I’ve been reading *The Zen of CSS Design* by Dave Shea, Molly E. Holzschlag. ISBN 0321303474. I ordered that a few days ago (2005-05-23 Books). The book does in fact contain very little CSS. What it does, basically, is take entries of the CSS Zen Garden and discuss them from a design perspective, and occasionally (!!) show a code example on how to achieve it.
The first design discussed, for example, is Atlantis. It talks about the mood, Atlantis lost, the imagery of the old shell, the stone pillars, how keeping the rusty colors of the shell was important for contrast, how small specks of blue (eg. links!) follow the main theme, how the font-size is much smaller in the menu, the icons in the menu, how horizontal lines are used to offset the titles, and how the shell image itself contains similar circular lines (this I missed when I first looked at it!), and how these lines interplay in a minimal but powerful design.

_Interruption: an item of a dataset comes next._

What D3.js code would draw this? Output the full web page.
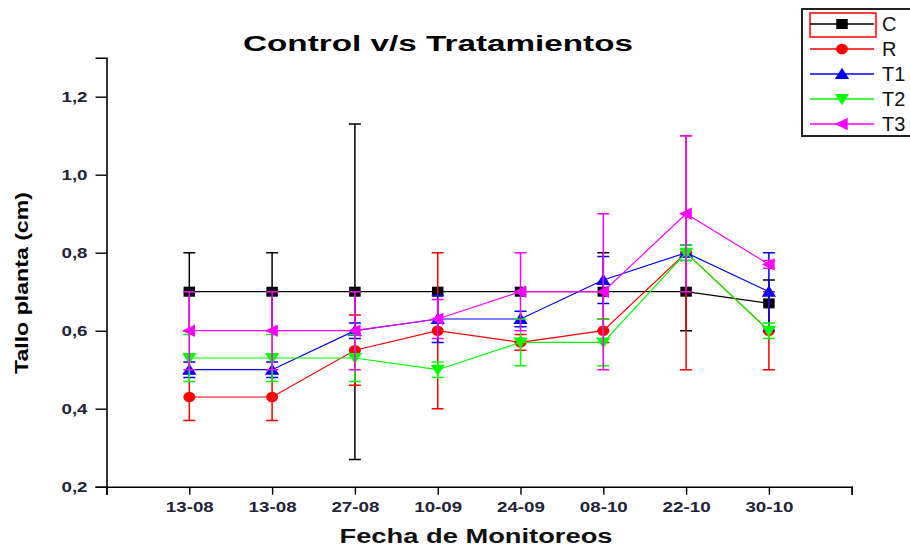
<!DOCTYPE html>
<html>
<head>
<meta charset="utf-8">
<script src="https://cdn.jsdelivr.net/npm/d3@7"></script>
<style>
  body { margin: 0; background: #fff; }
  text { font-family: "Liberation Sans", Arial, sans-serif; }
</style>
</head>
<body>
<svg id="chart"></svg>
<script>
// fechas de monitoreo
var categories = ["13-08", "13-08", "27-08", "10-09", "24-09", "08-10", "22-10", "30-10"];

var seriesNames = ["C", "R", "T1", "T2", "T3"];
var C  = [0.70, 0.70, 0.70, 0.70, 0.70, 0.70, 0.70, 0.67];
var R  = [0.43, 0.43, 0.55, 0.60, 0.57, 0.60, 0.80, 0.60];
var T1 = [0.50, 0.50, 0.60, 0.63, 0.63, 0.73, 0.80, 0.70];
var T2 = [0.53, 0.53, 0.53, 0.50, 0.57, 0.57, 0.80, 0.60];
var T3 = [0.60, 0.60, 0.60, 0.63, 0.70, 0.70, 0.90, 0.77];

// desviaciones (barras de error)
var C_err  = [0.10, 0.10, 0.43, 0.00, 0.00, 0.10, 0.10, 0.06];
var R_err  = [0.06, 0.06, 0.09, 0.20, 0.02, 0.03, 0.30, 0.10];
var T1_err = [0.02, 0.02, 0.02, 0.06, 0.02, 0.06, 0.02, 0.10];
var T2_err = [0.06, 0.06, 0.06, 0.02, 0.06, 0.06, 0.02, 0.02];
var T3_err = [0.10, 0.10, 0.10, 0.05, 0.10, 0.20, 0.20, 0.01];

var yTicks = [0.2, 0.4, 0.6, 0.8, 1.0, 1.2];

var width = 910, height = 547;
var svg = d3.select("#chart").attr("width", width).attr("height", height);

var x = d3.scaleLinear().domain([0, categories.length + 1]).range([106.5, 851.7]);
var y = d3.scaleLinear().domain([0.2, 1.3]).range([486.7, 57.7]);

var colors = ["#000000", "#ff0000", "#0000ff", "#00ff00", "#ff00ff"];
var values = [C, R, T1, T2, T3];
var errs = [C_err, R_err, T1_err, T2_err, T3_err];

var tickColor = "#23233a";

// eje X
var xMajor = d3.range(0, categories.length + 2);
var xMinor = d3.range(0, categories.length + 1).map(d => d + 0.5);
var gx = svg.append("g").attr("transform", "translate(0," + y(0.2) + ")");
gx.call(d3.axisBottom(x).tickValues(xMinor).tickSize(5).tickFormat(""));
gx.call(d3.axisBottom(x).tickValues(xMajor).tickSize(8).tickPadding(7)
  .tickFormat(d => (d >= 1 && d <= categories.length) ? categories[d - 1] : ""));
gx.selectAll("path.domain").attr("stroke-width", 1.6);
gx.selectAll(".tick text").filter(function() { return this.textContent != ""; })
  .attr("textLength", 48).attr("lengthAdjust", "spacingAndGlyphs");

// eje Y
var yMinor = [0.3, 0.5, 0.7, 0.9, 1.1, 1.3];
var gy = svg.append("g").attr("transform", "translate(" + x(0) + ",0)");
gy.call(d3.axisLeft(y).tickValues(yMinor).tickSize(5).tickFormat(""));
gy.call(d3.axisLeft(y).tickValues(yTicks).tickSize(11).tickPadding(8)
  .tickFormat(d => d3.format(".1f")(d).replace(".", ",")));
gy.selectAll("path.domain").attr("stroke-width", 1.6);
gy.selectAll(".tick text").filter(function() { return this.textContent != ""; })
  .attr("textLength", 26).attr("lengthAdjust", "spacingAndGlyphs");

svg.selectAll(".tick line").attr("stroke", "#000").attr("stroke-width", 1.4);
svg.selectAll(".tick text").attr("fill", tickColor)
  .attr("font-size", 14).attr("font-weight", "bold")
  .style("font-family", "'Liberation Sans', Arial, sans-serif");
svg.selectAll("path.domain").attr("stroke", "#000");

// marcadores
function markerPath(i, size) {
  if (i == 0) return d3.symbol(d3.symbolSquare, size * size)();
  if (i == 1) return d3.symbol(d3.symbolCircle, size * size * 0.85)();
  var s = size * 0.62;
  if (i == 2) return "M0," + (-s) + "L" + s + "," + (s * 0.8) + "L" + (-s) + "," + (s * 0.8) + "Z";
  if (i == 3) return "M0," + s + "L" + s + "," + (-s * 0.8) + "L" + (-s) + "," + (-s * 0.8) + "Z";
  return "M" + (-s) + ",0L" + (s * 0.8) + "," + (-s) + "L" + (s * 0.8) + "," + s + "Z";
}

var line = d3.line().x((d, i) => x(i + 1)).y(d => y(d));

values.forEach(function(vals, si) {
  var g = svg.append("g");
  var col = colors[si];
  var e = errs[si];

  g.selectAll(".err").data(vals).enter().append("path")
    .attr("fill", "none").attr("stroke", col).attr("stroke-width", 1.5)
    .attr("d", function(d, i) {
      if (!e[i]) return "";
      var cx = x(i + 1), y1 = y(d + e[i]), y0 = y(d - e[i]);
      return "M" + (cx - 6) + "," + y1 + "H" + (cx + 6) + "M" + cx + "," + y1 + "V" + y0 +
        "M" + (cx - 6) + "," + y0 + "H" + (cx + 6);
    });

  g.append("path").datum(vals)
    .attr("fill", "none").attr("stroke", col).attr("stroke-width", 1.2)
    .attr("d", line);

  g.selectAll(".pt").data(vals).enter().append("path")
    .attr("fill", col)
    .attr("transform", (d, i) => "translate(" + x(i + 1) + "," + y(d) + ") scale(1.15,1)")
    .attr("d", markerPath(si, 10));
});

// titulo y etiquetas
svg.append("text").attr("x", 438).attr("y", 51).attr("text-anchor", "middle")
  .attr("font-size", 22).attr("font-weight", "bold").attr("fill", "#000")
  .attr("textLength", 390).attr("lengthAdjust", "spacingAndGlyphs")
  .text("Control v/s Tratamientos");

svg.append("text").attr("transform", "translate(28,283) rotate(-90)")
  .attr("text-anchor", "middle").attr("font-size", 18).attr("font-weight", "bold")
  .attr("textLength", 182).attr("lengthAdjust", "spacingAndGlyphs")
  .text("Tallo planta (cm)");

svg.append("text").attr("x", 476).attr("y", 543).attr("text-anchor", "middle")
  .attr("font-size", 20).attr("font-weight", "bold").attr("fill", "#111")
  .attr("textLength", 273).attr("lengthAdjust", "spacingAndGlyphs")
  .text("Fecha de Monitoreos");

// leyenda
var lg = svg.append("g");
lg.append("rect").attr("x", 802).attr("y", 9).attr("width", 130).attr("height", 127)
  .attr("fill", "#fff").attr("stroke", "#222").attr("stroke-width", 2);
lg.append("rect").attr("x", 810).attr("y", 13).attr("width", 66).attr("height", 24)
  .attr("fill", "none").attr("stroke", "#ff0000").attr("stroke-width", 1.5);

seriesNames.forEach(function(name, i) {
  var ly = 24 + i * 25;
  lg.append("line").attr("x1", 810).attr("x2", 874).attr("y1", ly).attr("y2", ly)
    .attr("stroke", colors[i]).attr("stroke-width", 1.5);
  lg.append("path").attr("fill", colors[i])
    .attr("transform", "translate(842," + ly + ") scale(1.15,1)")
    .attr("d", markerPath(i, 10));
  lg.append("text").attr("x", 882).attr("y", ly + 7)
    .attr("font-size", 20).attr("fill", "#111")
    .text(name);
});
</script>
</body>
</html>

An interesting *design* discussion – not an interesting CSS discussion!
I like it. 😄
Maybe I can apply some of the lessons learnt for my own Oddmuse sites. Currently I feel that maybe I should start right away, after reading two chapters only, so that I can get a real hands-on benefit. If I start tinkering at the very end of the book, the motivation will be gone and all the ideas will have blurred into a vague sensation of progress. No good.
I think it would make more sense to start editing files right away.